Eine weitere Delphinschau steht dann am Nachmittag auf dem Programm. Mit einem Katamaran segeln wir für drei Stunden in den Indischen Ozean hinaus. Ohne Motorgeräusche, nur das Säuseln des Windes und das Schlagen der Segel im Ohr gleiten wir still durch das glasklare Wasser. An den flachen Stellen blicken wir hinab bis auf den Meeresboden. Ein Rochen /Manta Ray hat sich im Sand vergraben. Nur die Schwanzflosse zeigt sich. Und auch sie wäre unentdeckt geblieben, hätte der Fisch sie nicht bewegt. Hin und wieder schwimmt eine Schildkröte vorbei. Doch im Mittelpunkt bleiben die Delphine, die immer wieder um den Segler kreisen. Bei den milden Wintertemperaturen von 20°C bis 25°C bleibt es eine ruhige, gemütliche Cruise. Wir können dieses Angebot von Monkey Mia Wildsights Tours auf dem Segler „Shotover“ (www.monkeymiawildsights.com.au) nur loben.

Stromatoliten
Stromatoliten

Damit ist allerdings das Erkundenswerte auf der Shark Bay Halbinsel noch lange nicht ausgeschöpft. Ziemlich am Südende bietet sich ein Zwischenstopp an, um die Stromatoliten zu besichtigen. Mit ihnen steigen wir ein in die sinnbildlich tiefste erdgeschichtliche Höhle allen Lebens. Sie sollen seit 3.000 Millionen Jahren existieren und die Urform allen Lebens darstellen. Eigentlich sind es nicht anderes als Bakterien gestützte Mikroben, welche in hochsalzigem Wasser existieren.

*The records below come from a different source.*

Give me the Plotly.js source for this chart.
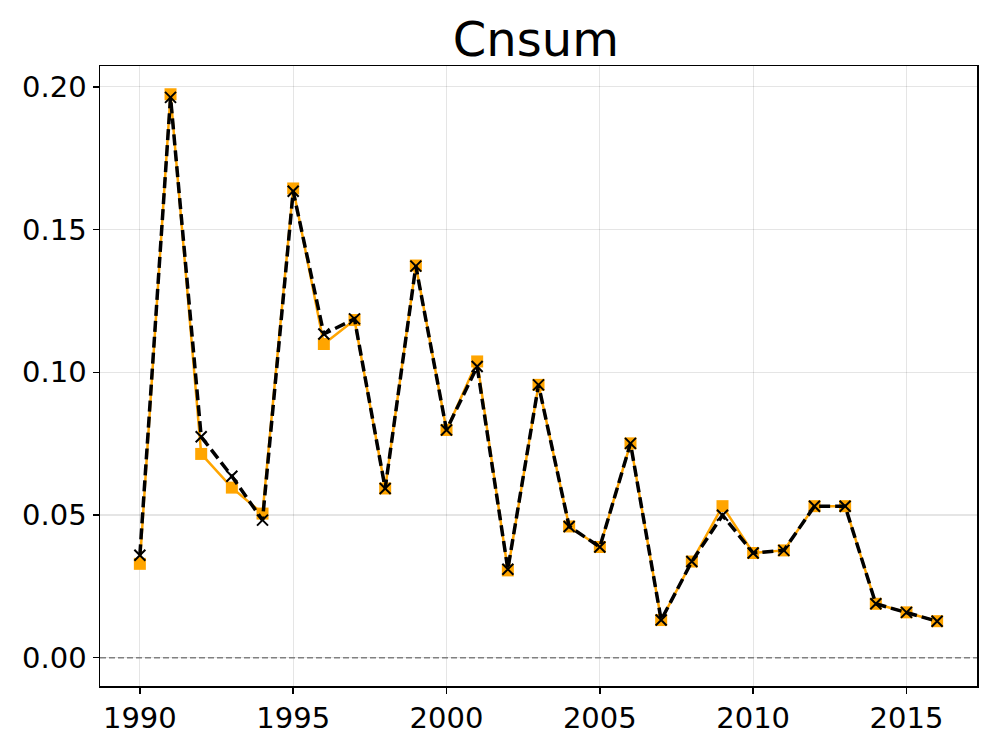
<!DOCTYPE html>
<html><head><meta charset="utf-8">
<script src="https://cdn.plot.ly/plotly-3.0.1.min.js"></script>
<style>body{margin:0;padding:0;background:#fff}#plot{width:996px;height:747px}</style>
</head><body><div id="plot"></div>
<script>
const years = [1990,1991,1992,1993,1994,1995,1996,1997,1998,1999,2000,2001,2002,2003,2004,2005,2006,2007,2008,2009,2010,2011,2012,2013,2014,2015,2016];
const seriesA = [0.0329,0.1974,0.0714,0.0596,0.0505,0.1644,0.1099,0.1183,0.0593,0.1374,0.0798,0.1038,0.0306,0.0956,0.0460,0.0388,0.0751,0.0132,0.0337,0.0531,0.0367,0.0376,0.0531,0.0531,0.0189,0.0159,0.0128];
const seriesB = [0.0359,0.1963,0.0774,0.0636,0.0482,0.1634,0.1134,0.1187,0.0593,0.1372,0.0798,0.1020,0.0310,0.0956,0.0460,0.0388,0.0751,0.0132,0.0337,0.0499,0.0367,0.0376,0.0531,0.0531,0.0189,0.0159,0.0128];
const xRange = [1988.7, 2017.3];
const yRange = [-0.0099, 0.2073];
const xTicks = [1990,1995,2000,2005,2010,2015];
const yTicks = [0,0.05,0.10,0.15,0.20];
const yTickText = ['0.00','0.05','0.10','0.15','0.20'];

const traces = [
  {x: years, y: seriesA, type:'scatter', mode:'lines+markers',
   line:{color:'#FFA500', width:2.5},
   marker:{symbol:'square', size:12, color:'#FFA500'}, showlegend:false},
  {x: years, y: seriesB, type:'scatter', mode:'lines+markers',
   line:{color:'#000000', width:3.5, dash:'11px,5px'},
   marker:{symbol:'x-thin', size:11, line:{color:'#000000', width:2}}, showlegend:false}
];
const layout = {
  width:996, height:747,
  margin:{l:100, r:19, t:66, b:61},
  paper_bgcolor:'#fff', plot_bgcolor:'#fff',
  font:{family:'DejaVu Sans', color:'#000', size:29},
  title:{text:'Cnsum', font:{size:48, family:'DejaVu Sans'}, x:0.538, xanchor:'center', y:0.947, yanchor:'middle'},
  xaxis:{range:xRange, tickvals:xTicks, ticks:'outside', ticklen:6, tickwidth:1.5, tickcolor:'#000',
    showgrid:true, gridcolor:'rgba(0,0,0,0.1)', gridwidth:1.2, zeroline:false,
    showline:true, linecolor:'#000', linewidth:1.5, mirror:true, tickfont:{size:29}},
  yaxis:{range:yRange, tickvals:yTicks, ticktext:yTickText, ticks:'outside', ticklen:6, tickwidth:1.5, tickcolor:'#000',
    showgrid:true, gridcolor:'rgba(0,0,0,0.1)', gridwidth:1.2, zeroline:false,
    showline:true, linecolor:'#000', linewidth:1.5, mirror:true, tickfont:{size:29}},
  shapes:[{type:'line', xref:'paper', x0:0, x1:1, yref:'y', y0:0, y1:0,
    line:{color:'#808080', width:1.5, dash:'6px,3px'}}]
};
Plotly.newPlot('plot', traces, layout, {displayModeBar:false, staticPlot:true});
</script></body></html>
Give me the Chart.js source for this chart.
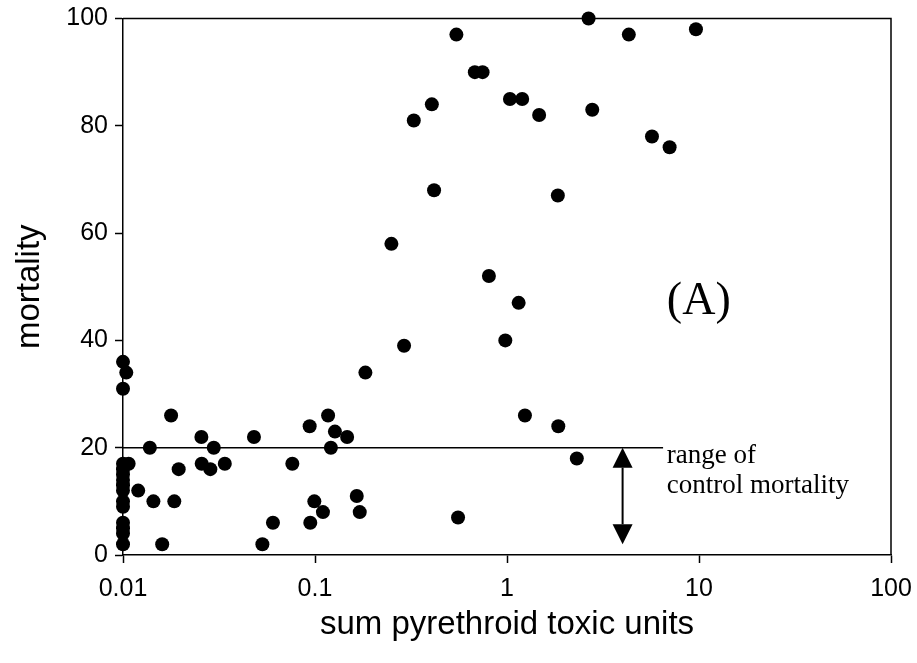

Sie bilden eigenartig eingedrückte ovale Steingebilde, wachsen in Kolonien und kommen eigentlich nur in dieser Gegend vor.

Shell Beach
Shell Beach

Die vielen Outlooks auf der Halbinsel sind alle samt und sonders die ausgewiesenen kurzen Abstecher wert, egal ob Eagle Bluff, Little Lagoon oder Hamelin Pool. Eine Besonderheit bleibt die Shell Beach. Ein Mekka für Muschelsammler? Nein, denn das Areal steht unter besonderem Naturschutz, und Muschelsammeln ist bei Strafe verboten. Dabei gibt es auf den 4km Länge Trillionen der winzigen Hamelin Cockles oder Coquina Shells. Nur wenige Millimeter sind sie in der Regel groß. Der Strand ist eben statt mit Sand mit diesen Muscheln bedeckt in z.T. mehreren Metern Dicke. Gepresst werden sie auch als Baumaterial für Hauswände verwendet. Bei strahlendem Sonnenschein können wir ohne Sonnenbrillen auf dem Strand nicht wandern, derart gleißend reflektieren die Muscheln das Licht.

Ich bin ein Fisch / Steinfisch
Ich bin ein Fisch / Steinfisch

So gemütlich es auf der Segeltour zuging, so hektisch kann es im Ocean Park bei der Stadt Denham werden, nämlich immer dann wenn es zur Fütterung der Haie geht. Dieses überwiegende Freiluftaquarium (www.oceanpark.com.au) direkt an der Küste des Indischen Ozeans mit herrlichem Blick von seiner Terrasse aus hat vielfältige, besondere Fischarten in seinen Becken, eben auch Haie. Die geführte Aquariumstour gibt gute Einblicke in die Unterwasserwelt. Als Magnet des Ocean Park gelten jene stündlichen Haifütterungen – eine passende Institution auf der Shark Bay.

Wen es bei so viel Natur wieder ins Städtische zieht, ist in Denham, dem Hauptort der Halbinsel gut aufgehoben. Alle notwendigen Versorgungseinrichtungen sind vorhanden. Das Visitor Information Center hilft bei der Programmgestaltung. Mit seiner langen Promenade an der Beach Front kann der Badeort wirklich punkten. Im Verlauf unserer Rundreise haben wir bereits zahlreiche Küstenorte besucht. Denham gehört aus unserer Sicht zu den einladend angenehmsten.

Wir werden nach Shark Bay noch ein wenig weiter auf Küstenkurs bleiben Richtung Geraldton ca. 500km südlicher, um dann ins Binnenland einzuschwenken. Die Monate August bis November gelten als Saison der blühenden Wildblumen. Lassen wir uns überraschen, wie farbenfroh sich die Landschaft zeigen wird.